Notons que le flamenco doit son renouvellement à des hommes comme Paco de Lucia ou Camarón de la Isla : le premier a grandi en Andalousie dans un quartier populaire à majorité gitane et le second est issu d’une famille de la communauté. Ensemble, ils renouvellent le genre en faisant naitre le "Nouveau Flamenco", dans la deuxième moitié du XXe siècle.
 

Enfin, d’autres musiciens gitans ont également marqué durablement la musique espagnole de ces dernières décennies. C’est le cas de groupes influencés par la rumba comme "Los Chichos", "Los Chungitos" ou "Las Grecas" par exemple. On s’éloigne des canons du flamenco et même l’origine géographique est différente : Los Chungitos viennent d’Estrémadure tandis que les deux autres groupes sont madrilènes. Comme parfois dans les groupes de musiques et très souvent dans les groupes gitans, la dimension familiale est capitale : "Las Grecas" sont deux sœurs et "Los Chungitos" trois frères. 

 

Le succès commercial est considérable. Par exemple, "Los Chichos" ont vendu plus de 22 millions d’album. Notons, et c’est intéressant pour notre sujet, que les thèmes des chansons de ces trois groupes sont très souvent en lien avec les difficultés de la condition des Gitans à notre époque (pauvreté, exclusion, drogue…). 
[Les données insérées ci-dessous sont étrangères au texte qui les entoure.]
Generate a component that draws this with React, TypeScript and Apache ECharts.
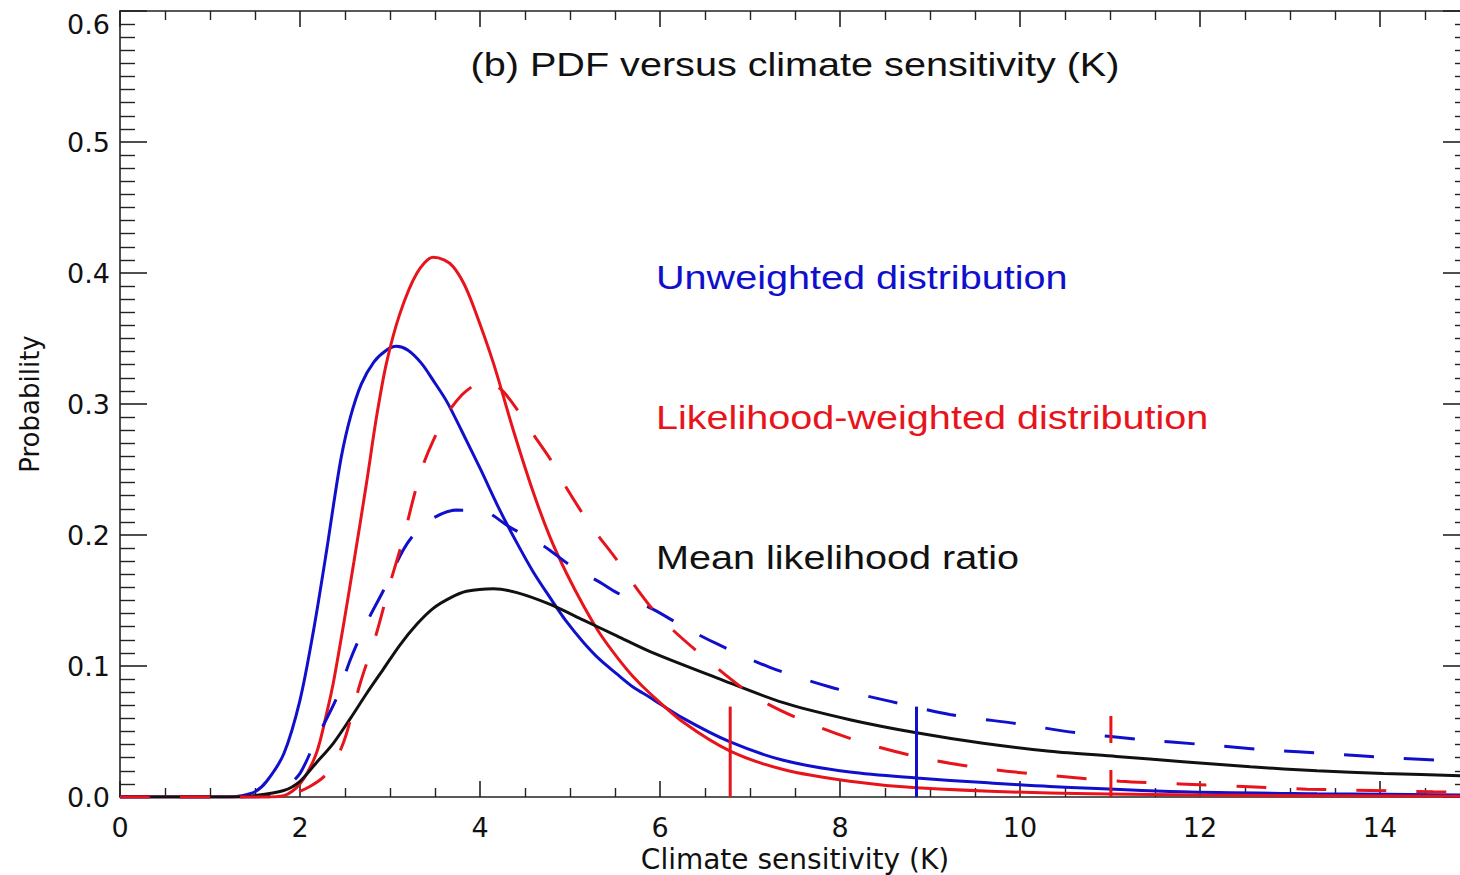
import React, { useEffect, useRef } from "react";
import * as echarts from "echarts";

// x: climate sensitivity (K), y: probability
const unweighted: [number, number][] = [
  [0, 0], [1.2, 0], [1.35, 0.001], [1.5, 0.004], [1.63, 0.012], [1.82, 0.033], [2.0, 0.074],
  [2.15, 0.127], [2.3, 0.19], [2.37, 0.222], [2.46, 0.26], [2.56, 0.29], [2.68, 0.315],
  [2.82, 0.332], [2.96, 0.341], [3.07, 0.344], [3.2, 0.341], [3.35, 0.331], [3.48, 0.318],
  [3.63, 0.302], [3.8, 0.279], [4.0, 0.251], [4.22, 0.219], [4.41, 0.194], [4.59, 0.172],
  [4.78, 0.152], [4.96, 0.134], [5.15, 0.118], [5.33, 0.105], [5.52, 0.094], [5.7, 0.084],
  [5.89, 0.076], [6.26, 0.06], [6.78, 0.042], [7.37, 0.028], [8.11, 0.019], [8.85, 0.0145],
  [9.6, 0.011], [10.33, 0.008], [11.8, 0.004], [13.3, 0.0025], [15, 0.0015],
];

const weighted: [number, number][] = [
  [0, 0], [1.6, 0], [1.82, 0.001], [2.0, 0.01], [2.18, 0.033], [2.3, 0.065], [2.37, 0.087],
  [2.48, 0.13], [2.6, 0.18], [2.74, 0.24], [2.85, 0.29], [2.96, 0.331], [3.11, 0.369],
  [3.3, 0.4], [3.48, 0.412], [3.6, 0.41], [3.7, 0.405], [3.82, 0.392], [3.93, 0.374],
  [4.15, 0.331], [4.37, 0.28], [4.59, 0.233], [4.78, 0.198], [4.96, 0.171], [5.15, 0.146],
  [5.33, 0.125], [5.52, 0.107], [5.7, 0.092], [5.89, 0.079], [6.26, 0.057], [6.78, 0.035],
  [7.37, 0.021], [8.11, 0.012], [8.85, 0.007], [10.33, 0.003], [12, 0.0015], [15, 0.0005],
];

const unweightedAlt: [number, number][] = [
  [0, 0], [1.5, 0], [1.7, 0.002], [1.85, 0.008], [2.0, 0.018], [2.18, 0.044], [2.41, 0.076],
  [2.56, 0.105], [2.74, 0.133], [2.93, 0.158], [3.15, 0.189], [3.3, 0.203], [3.48, 0.213],
  [3.74, 0.219], [4.04, 0.218], [4.33, 0.206], [4.7, 0.192], [5.0, 0.177], [5.33, 0.164],
  [5.52, 0.156], [5.93, 0.143], [6.26, 0.13], [6.63, 0.117], [7.22, 0.099], [7.89, 0.084],
  [8.56, 0.073], [9.22, 0.063], [9.96, 0.056], [10.63, 0.049], [11.33, 0.044], [12.04, 0.04],
  [12.74, 0.036], [13.44, 0.033], [14.11, 0.03], [15, 0.027],
];

const weightedAlt: [number, number][] = [
  [0, 0], [1.7, 0], [1.9, 0.002], [2.11, 0.008], [2.3, 0.018], [2.48, 0.041], [2.67, 0.087],
  [2.85, 0.125], [3.0, 0.163], [3.15, 0.198], [3.26, 0.228], [3.36, 0.252], [3.48, 0.272],
  [3.63, 0.292], [3.8, 0.307], [3.95, 0.315], [4.04, 0.317], [4.22, 0.312], [4.4, 0.297],
  [4.59, 0.277], [4.78, 0.258], [4.96, 0.236], [5.22, 0.208], [5.33, 0.198], [5.52, 0.181],
  [5.7, 0.163], [6.0, 0.137], [6.52, 0.105], [7.07, 0.076], [7.67, 0.056], [8.33, 0.04],
  [9.04, 0.028], [9.7, 0.021], [10.4, 0.016], [11.11, 0.012], [11.78, 0.01], [12.48, 0.008],
  [13.19, 0.006], [13.89, 0.005], [14.59, 0.004], [15, 0.0035],
];

const meanRatio: [number, number][] = [
  [0, 0], [1.3, 0], [1.44, 0.0005], [1.82, 0.005], [2.0, 0.012], [2.18, 0.026], [2.37, 0.041],
  [2.56, 0.06], [2.74, 0.079], [2.93, 0.098], [3.11, 0.116], [3.3, 0.132], [3.48, 0.144],
  [3.67, 0.152], [3.85, 0.157], [4.15, 0.159], [4.41, 0.156], [4.78, 0.147], [5.15, 0.135],
  [5.52, 0.123], [5.89, 0.111], [6.63, 0.091], [7.37, 0.072], [8.11, 0.059], [8.85, 0.049],
  [9.59, 0.041], [10.33, 0.035], [11.07, 0.031], [11.81, 0.027], [12.56, 0.023], [13.3, 0.02],
  [14.04, 0.018], [15, 0.016],
];

// 95th percentile markers
const markerWeighted: [number, number][] = [[6.78, 0], [6.78, 0.069]];
const markerUnweighted: [number, number][] = [[8.85, 0], [8.85, 0.069]];
const markerWeightedAlt: [number, number][] = [[11.01, 0], [11.01, 0.063]];

const xTicks = { min: 0, max: 15, interval: 2, lastLabel: 14 };
const yTicks = { min: 0, max: 0.6, interval: 0.1 };

const titleText = "(b) PDF versus climate sensitivity (K)";
const labelUnweighted = "Unweighted distribution";
const labelWeighted = "Likelihood-weighted distribution";
const labelMean = "Mean likelihood ratio";
const xName = "Climate sensitivity (K)";
const yName = "Probability";

const BLUE = "#1010cc";
const RED = "#e8141b";
const BLACK = "#111111";
const FONT = "'Liberation Sans', Arial, Helvetica, sans-serif";
const AXFONT = "'DejaVu Sans', 'Liberation Sans', sans-serif";

export default function App() {
  const ref = useRef<HTMLDivElement>(null);
  useEffect(() => {
    document.body.style.margin = "0";
    const chart = echarts.init(ref.current!, null, { renderer: "svg" });
    const axisLine = { show: true, onZero: false, lineStyle: { color: "#222", width: 1.6 } };
    const xCommon = {
      type: "value",
      min: xTicks.min,
      max: xTicks.max,
      interval: xTicks.interval,
      axisLine,
      axisTick: { show: true, inside: true, length: 16, lineStyle: { color: "#222", width: 1.6 } },
      minorTick: { show: true, splitNumber: 4, length: 9, lineStyle: { color: "#222", width: 1.4 } },
      splitLine: { show: false },
      minorSplitLine: { show: false },
    };
    const yCommon = {
      type: "value",
      min: yTicks.min,
      max: yTicks.max,
      interval: yTicks.interval,
      axisLine,
      axisTick: { show: true, inside: true, length: 27, lineStyle: { color: "#222", width: 1.6 } },
      minorTick: { show: true, splitNumber: 10, length: 15, lineStyle: { color: "#222", width: 1.4 } },
      splitLine: { show: false },
      minorSplitLine: { show: false },
    };
    const line = (data: [number, number][], color: string, dashed: boolean, z: number) => ({
      type: "line",
      data,
      showSymbol: false,
      symbol: "none",
      smooth: 0.3,
      z,
      clip: true,
      lineStyle: { color, width: 3, type: dashed ? [30, 30] : "solid" },
      emphasis: { disabled: true },
    });
    const marker = (data: [number, number][], color: string, dashed: boolean) => ({
      type: "line",
      data,
      showSymbol: false,
      symbol: "none",
      z: 10,
      lineStyle: { color, width: 3, type: dashed ? [27, 27] : "solid" },
      emphasis: { disabled: true },
    });
    const txt = (text: string, x: number, y: number, fill: string, align: string) => ({
      type: "text",
      x,
      y,
      scaleX: 1.2,
      style: { text, fill, fontSize: 33, fontFamily: FONT, align, verticalAlign: "middle" },
    });
    chart.setOption({
      animation: false,
      backgroundColor: "#ffffff",
      grid: {
        left: 120,
        top: 11,
        width: 1350,
        height: 786,
        containLabel: false,
        outerBoundsMode: "none",
      },
      xAxis: [
        {
          ...xCommon,
          position: "bottom",
          name: xName,
          nameLocation: "middle",
          nameGap: 44,
          nameTextStyle: { fontSize: 28, color: BLACK, fontFamily: AXFONT },
          axisLabel: {
            show: true,
            fontSize: 27,
            color: BLACK,
            fontFamily: AXFONT,
            margin: 17,
            formatter: (v: number) => (v > xTicks.lastLabel ? "" : String(v)),
          },
        },
        { ...xCommon, position: "top", axisLabel: { show: false } },
      ],
      yAxis: [
        {
          ...yCommon,
          position: "left",
          name: yName,
          nameLocation: "middle",
          nameRotate: 90,
          nameGap: 77,
          nameTextStyle: { fontSize: 26, color: BLACK, fontFamily: AXFONT },
          axisLabel: {
            show: true,
            fontSize: 27,
            color: BLACK,
            fontFamily: AXFONT,
            margin: 10,
            verticalAlignMaxLabel: "top",
            formatter: (v: number) => v.toFixed(1),
          },
        },
        { ...yCommon, position: "right", axisLabel: { show: false } },
      ],
      series: [
        line(unweighted, BLUE, false, 3),
        line(weighted, RED, false, 4),
        line(unweightedAlt, BLUE, true, 5),
        line(meanRatio, BLACK, false, 6),
        line(weightedAlt, RED, true, 7),
        marker(markerWeighted, RED, false),
        marker(markerUnweighted, BLUE, false),
        marker(markerWeightedAlt, RED, true),
      ],
      graphic: [
        txt(titleText, 795, 65, BLACK, "center"),
        txt(labelUnweighted, 656, 278, BLUE, "left"),
        txt(labelWeighted, 656, 418, RED, "left"),
        txt(labelMean, 656, 558, BLACK, "left"),
      ],
    });
    return () => chart.dispose();
  }, []);
  return (
    <div style={{ position: "relative", width: 1460, height: 875, overflow: "hidden", background: "#ffffff" }}>
      <div ref={ref} style={{ width: 1460, height: 875 }} />
    </div>
  );
}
En définitive, la réalité actuelle des Gitans est complexe. Entre marginalité subie et marginalisée choisie. Entre amélioration des conditions d’habitats et de l’accès à l’éducation mais crainte des anciens que les jeunes deviennent des "gadjos" ignorants de leur culture d’origine. Entre plébiscite de la musique gitane comme part de l’identité espagnole et méfiance pérenne à l’égard des anciens nomades.